WHAT IS NEEDED:
Begin at the first line of the data and copy each line through the one containing "67, 100, 100, 100]", that line included, with no pictures.

MATERIAL:

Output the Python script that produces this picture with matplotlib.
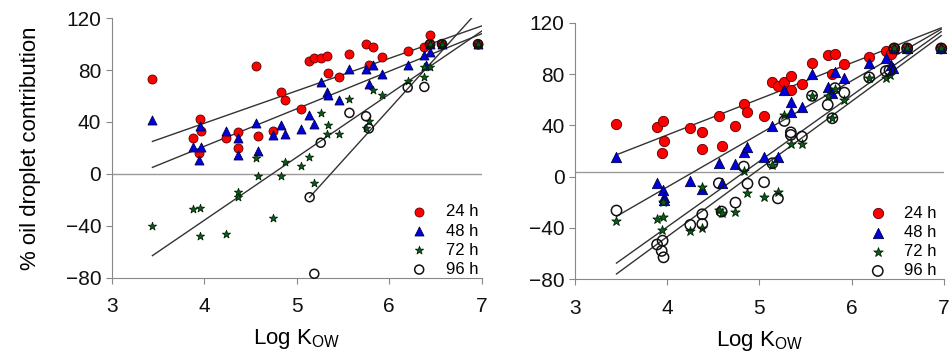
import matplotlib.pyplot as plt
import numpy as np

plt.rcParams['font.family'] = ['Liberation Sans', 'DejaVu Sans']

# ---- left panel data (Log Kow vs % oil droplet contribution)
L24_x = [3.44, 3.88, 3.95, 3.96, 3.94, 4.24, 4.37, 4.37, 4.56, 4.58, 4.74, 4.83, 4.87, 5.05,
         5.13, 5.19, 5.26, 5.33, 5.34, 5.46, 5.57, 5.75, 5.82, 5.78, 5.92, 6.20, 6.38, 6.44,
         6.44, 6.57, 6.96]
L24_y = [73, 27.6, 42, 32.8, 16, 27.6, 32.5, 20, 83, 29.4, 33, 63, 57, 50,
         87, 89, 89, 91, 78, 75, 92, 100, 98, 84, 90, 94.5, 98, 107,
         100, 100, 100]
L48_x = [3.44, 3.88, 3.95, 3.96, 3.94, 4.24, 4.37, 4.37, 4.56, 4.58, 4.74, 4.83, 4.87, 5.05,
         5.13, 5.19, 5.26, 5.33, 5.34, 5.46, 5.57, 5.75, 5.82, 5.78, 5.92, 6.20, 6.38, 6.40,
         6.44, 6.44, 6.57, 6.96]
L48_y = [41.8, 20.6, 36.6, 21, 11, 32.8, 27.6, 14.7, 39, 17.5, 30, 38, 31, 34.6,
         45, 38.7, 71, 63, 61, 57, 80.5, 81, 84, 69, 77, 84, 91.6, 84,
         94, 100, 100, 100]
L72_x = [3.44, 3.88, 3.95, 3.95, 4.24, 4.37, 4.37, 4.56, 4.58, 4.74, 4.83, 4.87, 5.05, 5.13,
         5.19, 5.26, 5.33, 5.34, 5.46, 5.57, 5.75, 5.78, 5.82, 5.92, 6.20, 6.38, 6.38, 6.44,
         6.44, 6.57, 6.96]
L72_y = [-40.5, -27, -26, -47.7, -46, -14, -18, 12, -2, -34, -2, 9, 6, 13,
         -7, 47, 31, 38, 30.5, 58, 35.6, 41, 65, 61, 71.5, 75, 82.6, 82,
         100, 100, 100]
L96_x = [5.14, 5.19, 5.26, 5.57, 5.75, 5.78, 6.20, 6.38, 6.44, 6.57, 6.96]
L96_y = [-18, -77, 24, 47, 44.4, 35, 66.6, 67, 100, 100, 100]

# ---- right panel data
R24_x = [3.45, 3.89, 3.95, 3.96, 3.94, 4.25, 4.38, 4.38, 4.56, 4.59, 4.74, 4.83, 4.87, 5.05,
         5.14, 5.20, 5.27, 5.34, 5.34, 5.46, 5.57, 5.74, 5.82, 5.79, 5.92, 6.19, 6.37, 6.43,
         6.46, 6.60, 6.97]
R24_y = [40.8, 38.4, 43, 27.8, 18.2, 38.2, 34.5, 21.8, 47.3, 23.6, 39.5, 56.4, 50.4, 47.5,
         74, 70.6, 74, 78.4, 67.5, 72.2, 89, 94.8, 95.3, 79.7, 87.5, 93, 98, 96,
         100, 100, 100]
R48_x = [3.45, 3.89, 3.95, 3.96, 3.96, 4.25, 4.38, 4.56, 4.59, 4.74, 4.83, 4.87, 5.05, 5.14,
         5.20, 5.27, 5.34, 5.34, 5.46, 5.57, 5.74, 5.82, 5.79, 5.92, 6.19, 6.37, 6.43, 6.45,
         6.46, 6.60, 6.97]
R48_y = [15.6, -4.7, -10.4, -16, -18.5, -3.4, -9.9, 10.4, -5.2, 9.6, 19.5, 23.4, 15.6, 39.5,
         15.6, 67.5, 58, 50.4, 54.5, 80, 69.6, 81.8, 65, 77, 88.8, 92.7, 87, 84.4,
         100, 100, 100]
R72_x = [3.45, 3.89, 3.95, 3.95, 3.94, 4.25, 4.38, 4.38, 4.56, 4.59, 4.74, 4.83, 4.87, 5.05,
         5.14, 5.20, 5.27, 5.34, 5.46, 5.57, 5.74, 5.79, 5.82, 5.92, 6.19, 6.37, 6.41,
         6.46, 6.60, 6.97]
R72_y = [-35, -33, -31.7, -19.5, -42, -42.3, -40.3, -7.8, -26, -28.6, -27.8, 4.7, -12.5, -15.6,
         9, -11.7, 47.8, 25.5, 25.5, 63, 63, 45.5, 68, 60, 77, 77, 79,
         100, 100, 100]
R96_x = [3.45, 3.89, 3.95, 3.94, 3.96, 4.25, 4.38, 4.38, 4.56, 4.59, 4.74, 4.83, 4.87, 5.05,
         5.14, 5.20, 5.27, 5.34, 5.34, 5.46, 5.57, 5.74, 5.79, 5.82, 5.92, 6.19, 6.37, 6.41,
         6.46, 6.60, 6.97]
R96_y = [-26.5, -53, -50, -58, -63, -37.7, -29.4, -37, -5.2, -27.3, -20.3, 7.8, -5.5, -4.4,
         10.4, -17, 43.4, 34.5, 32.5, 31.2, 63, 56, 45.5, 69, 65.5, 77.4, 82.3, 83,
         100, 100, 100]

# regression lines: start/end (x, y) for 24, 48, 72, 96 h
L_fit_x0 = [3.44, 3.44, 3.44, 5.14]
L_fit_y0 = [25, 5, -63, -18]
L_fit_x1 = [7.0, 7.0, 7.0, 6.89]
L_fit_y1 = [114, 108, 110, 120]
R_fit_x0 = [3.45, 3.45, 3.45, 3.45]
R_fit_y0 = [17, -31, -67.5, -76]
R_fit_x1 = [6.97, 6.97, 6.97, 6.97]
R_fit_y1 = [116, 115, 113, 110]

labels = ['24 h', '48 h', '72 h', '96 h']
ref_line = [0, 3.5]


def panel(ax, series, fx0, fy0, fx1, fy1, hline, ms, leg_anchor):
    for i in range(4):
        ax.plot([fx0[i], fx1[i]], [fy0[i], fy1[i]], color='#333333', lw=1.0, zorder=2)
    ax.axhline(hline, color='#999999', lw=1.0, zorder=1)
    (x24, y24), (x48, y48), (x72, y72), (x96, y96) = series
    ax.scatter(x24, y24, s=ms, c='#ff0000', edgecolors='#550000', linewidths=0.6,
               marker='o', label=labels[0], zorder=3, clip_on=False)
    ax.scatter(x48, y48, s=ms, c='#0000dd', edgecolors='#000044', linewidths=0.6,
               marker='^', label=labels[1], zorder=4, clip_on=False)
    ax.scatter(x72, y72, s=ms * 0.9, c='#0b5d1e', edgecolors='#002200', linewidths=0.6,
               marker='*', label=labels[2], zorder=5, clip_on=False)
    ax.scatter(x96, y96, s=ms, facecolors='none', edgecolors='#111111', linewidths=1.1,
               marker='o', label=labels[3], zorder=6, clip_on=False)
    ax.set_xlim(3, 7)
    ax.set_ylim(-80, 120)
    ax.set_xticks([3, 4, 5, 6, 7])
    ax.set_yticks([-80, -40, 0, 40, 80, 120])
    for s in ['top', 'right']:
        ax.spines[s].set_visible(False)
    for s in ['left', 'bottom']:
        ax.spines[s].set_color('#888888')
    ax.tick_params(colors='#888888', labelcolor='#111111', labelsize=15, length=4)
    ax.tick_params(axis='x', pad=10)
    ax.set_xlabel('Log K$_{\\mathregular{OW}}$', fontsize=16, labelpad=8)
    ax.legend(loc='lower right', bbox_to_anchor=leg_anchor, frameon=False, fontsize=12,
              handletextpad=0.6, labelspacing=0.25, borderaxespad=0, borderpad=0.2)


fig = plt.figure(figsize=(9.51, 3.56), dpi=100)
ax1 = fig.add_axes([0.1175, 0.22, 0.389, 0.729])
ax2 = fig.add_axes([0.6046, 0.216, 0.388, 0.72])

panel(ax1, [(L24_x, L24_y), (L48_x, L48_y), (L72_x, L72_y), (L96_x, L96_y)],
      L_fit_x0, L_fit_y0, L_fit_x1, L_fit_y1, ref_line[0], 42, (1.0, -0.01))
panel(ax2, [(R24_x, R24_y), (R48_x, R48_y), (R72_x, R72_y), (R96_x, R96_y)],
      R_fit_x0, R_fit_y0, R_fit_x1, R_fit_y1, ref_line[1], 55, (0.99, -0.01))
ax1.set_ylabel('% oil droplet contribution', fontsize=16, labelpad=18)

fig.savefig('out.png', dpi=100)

CORRECT RESPONSE:
Output the Python script that produces this picture with matplotlib.
import matplotlib.pyplot as plt
import numpy as np

plt.rcParams['font.family'] = ['Liberation Sans', 'DejaVu Sans']

# ---- left panel data (Log Kow vs % oil droplet contribution)
L24_x = [3.44, 3.88, 3.95, 3.96, 3.94, 4.24, 4.37, 4.37, 4.56, 4.58, 4.74, 4.83, 4.87, 5.05,
         5.13, 5.19, 5.26, 5.33, 5.34, 5.46, 5.57, 5.75, 5.82, 5.78, 5.92, 6.20, 6.38, 6.44,
         6.44, 6.57, 6.96]
L24_y = [73, 27.6, 42, 32.8, 16, 27.6, 32.5, 20, 83, 29.4, 33, 63, 57, 50,
         87, 89, 89, 91, 78, 75, 92, 100, 98, 84, 90, 94.5, 98, 107,
         100, 100, 100]
L48_x = [3.44, 3.88, 3.95, 3.96, 3.94, 4.24, 4.37, 4.37, 4.56, 4.58, 4.74, 4.83, 4.87, 5.05,
         5.13, 5.19, 5.26, 5.33, 5.34, 5.46, 5.57, 5.75, 5.82, 5.78, 5.92, 6.20, 6.38, 6.40,
         6.44, 6.44, 6.57, 6.96]
L48_y = [41.8, 20.6, 36.6, 21, 11, 32.8, 27.6, 14.7, 39, 17.5, 30, 38, 31, 34.6,
         45, 38.7, 71, 63, 61, 57, 80.5, 81, 84, 69, 77, 84, 91.6, 84,
         94, 100, 100, 100]
L72_x = [3.44, 3.88, 3.95, 3.95, 4.24, 4.37, 4.37, 4.56, 4.58, 4.74, 4.83, 4.87, 5.05, 5.13,
         5.19, 5.26, 5.33, 5.34, 5.46, 5.57, 5.75, 5.78, 5.82, 5.92, 6.20, 6.38, 6.38, 6.44,
         6.44, 6.57, 6.96]
L72_y = [-40.5, -27, -26, -47.7, -46, -14, -18, 12, -2, -34, -2, 9, 6, 13,
         -7, 47, 31, 38, 30.5, 58, 35.6, 41, 65, 61, 71.5, 75, 82.6, 82,
         100, 100, 100]
L96_x = [5.14, 5.19, 5.26, 5.57, 5.75, 5.78, 6.20, 6.38, 6.44, 6.57, 6.96]
L96_y = [-18, -77, 24, 47, 44.4, 35, 66.6, 67, 100, 100, 100]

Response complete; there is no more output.